• Goal
Take every line where the string "with" appears and copy it.
══ Source material
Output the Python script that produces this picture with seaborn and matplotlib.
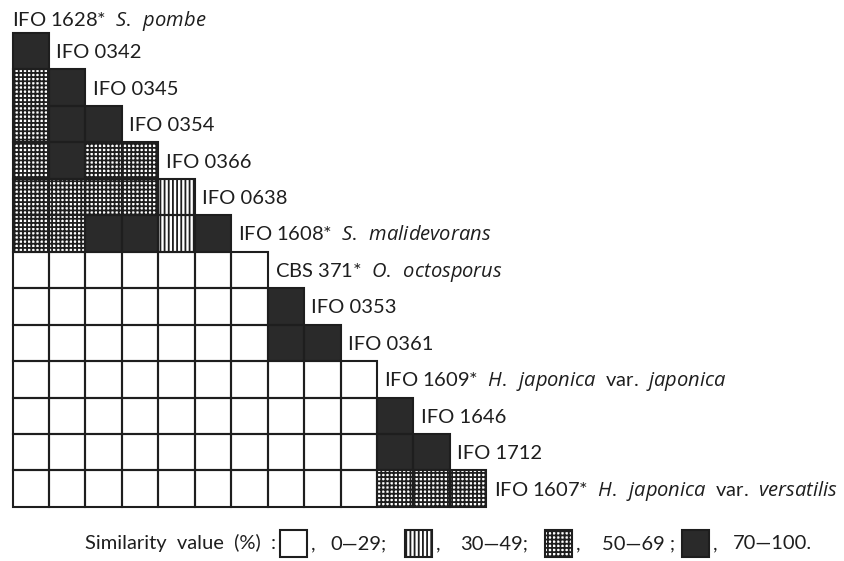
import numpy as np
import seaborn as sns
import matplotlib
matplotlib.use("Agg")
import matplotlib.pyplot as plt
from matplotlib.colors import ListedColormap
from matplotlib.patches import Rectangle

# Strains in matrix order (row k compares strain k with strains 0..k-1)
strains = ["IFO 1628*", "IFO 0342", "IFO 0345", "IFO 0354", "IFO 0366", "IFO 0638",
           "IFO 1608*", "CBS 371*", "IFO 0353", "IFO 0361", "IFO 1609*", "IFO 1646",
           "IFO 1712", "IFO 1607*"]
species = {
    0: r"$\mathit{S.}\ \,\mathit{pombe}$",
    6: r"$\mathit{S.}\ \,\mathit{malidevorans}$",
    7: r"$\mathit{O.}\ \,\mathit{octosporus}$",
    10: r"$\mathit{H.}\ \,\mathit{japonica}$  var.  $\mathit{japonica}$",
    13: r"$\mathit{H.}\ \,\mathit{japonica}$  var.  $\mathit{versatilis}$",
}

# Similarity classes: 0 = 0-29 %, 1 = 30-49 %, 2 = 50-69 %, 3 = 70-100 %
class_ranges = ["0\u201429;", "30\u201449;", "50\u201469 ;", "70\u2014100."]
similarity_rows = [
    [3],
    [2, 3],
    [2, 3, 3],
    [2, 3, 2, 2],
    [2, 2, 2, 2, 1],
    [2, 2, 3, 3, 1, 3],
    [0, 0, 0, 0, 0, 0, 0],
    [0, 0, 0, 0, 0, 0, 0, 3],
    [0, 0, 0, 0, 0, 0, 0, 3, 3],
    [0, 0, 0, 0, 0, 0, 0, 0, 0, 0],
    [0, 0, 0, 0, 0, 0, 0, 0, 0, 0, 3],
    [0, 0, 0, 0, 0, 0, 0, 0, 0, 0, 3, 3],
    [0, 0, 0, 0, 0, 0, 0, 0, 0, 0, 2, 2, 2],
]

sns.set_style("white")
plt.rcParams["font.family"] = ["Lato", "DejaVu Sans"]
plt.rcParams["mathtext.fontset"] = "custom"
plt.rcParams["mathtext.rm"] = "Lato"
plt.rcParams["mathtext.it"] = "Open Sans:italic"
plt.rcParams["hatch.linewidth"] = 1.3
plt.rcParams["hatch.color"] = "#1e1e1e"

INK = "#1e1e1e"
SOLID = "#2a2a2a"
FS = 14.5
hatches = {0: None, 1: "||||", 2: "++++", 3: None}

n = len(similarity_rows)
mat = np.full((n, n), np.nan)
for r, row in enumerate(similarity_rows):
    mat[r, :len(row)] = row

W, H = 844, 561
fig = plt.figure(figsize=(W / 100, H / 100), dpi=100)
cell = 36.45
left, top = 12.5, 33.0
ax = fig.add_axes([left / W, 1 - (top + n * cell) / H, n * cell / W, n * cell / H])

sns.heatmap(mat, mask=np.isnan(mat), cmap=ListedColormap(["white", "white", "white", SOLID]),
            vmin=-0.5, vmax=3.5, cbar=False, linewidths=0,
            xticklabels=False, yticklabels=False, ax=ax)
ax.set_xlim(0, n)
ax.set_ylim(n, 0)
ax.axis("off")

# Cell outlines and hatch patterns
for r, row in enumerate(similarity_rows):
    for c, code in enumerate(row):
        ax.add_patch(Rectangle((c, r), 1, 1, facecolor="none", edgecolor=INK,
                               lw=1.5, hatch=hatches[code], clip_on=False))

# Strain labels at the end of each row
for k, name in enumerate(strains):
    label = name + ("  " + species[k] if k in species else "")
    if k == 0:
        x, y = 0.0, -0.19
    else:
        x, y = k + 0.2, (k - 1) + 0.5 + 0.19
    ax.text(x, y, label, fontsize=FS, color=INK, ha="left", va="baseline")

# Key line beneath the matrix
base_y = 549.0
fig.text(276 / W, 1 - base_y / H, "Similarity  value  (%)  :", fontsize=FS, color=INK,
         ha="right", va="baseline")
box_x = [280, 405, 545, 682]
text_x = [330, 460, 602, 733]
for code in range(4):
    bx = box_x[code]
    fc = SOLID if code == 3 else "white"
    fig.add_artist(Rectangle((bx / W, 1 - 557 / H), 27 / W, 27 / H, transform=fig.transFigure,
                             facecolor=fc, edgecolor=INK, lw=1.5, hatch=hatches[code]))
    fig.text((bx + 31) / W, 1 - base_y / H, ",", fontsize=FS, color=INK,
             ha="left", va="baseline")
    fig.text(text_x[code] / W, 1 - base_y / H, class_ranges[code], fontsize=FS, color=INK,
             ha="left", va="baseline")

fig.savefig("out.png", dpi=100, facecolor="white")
════
• Final answer
Output the Python script that produces this picture with seaborn and matplotlib.
# Strains in matrix order (row k compares strain k with strains 0..k-1)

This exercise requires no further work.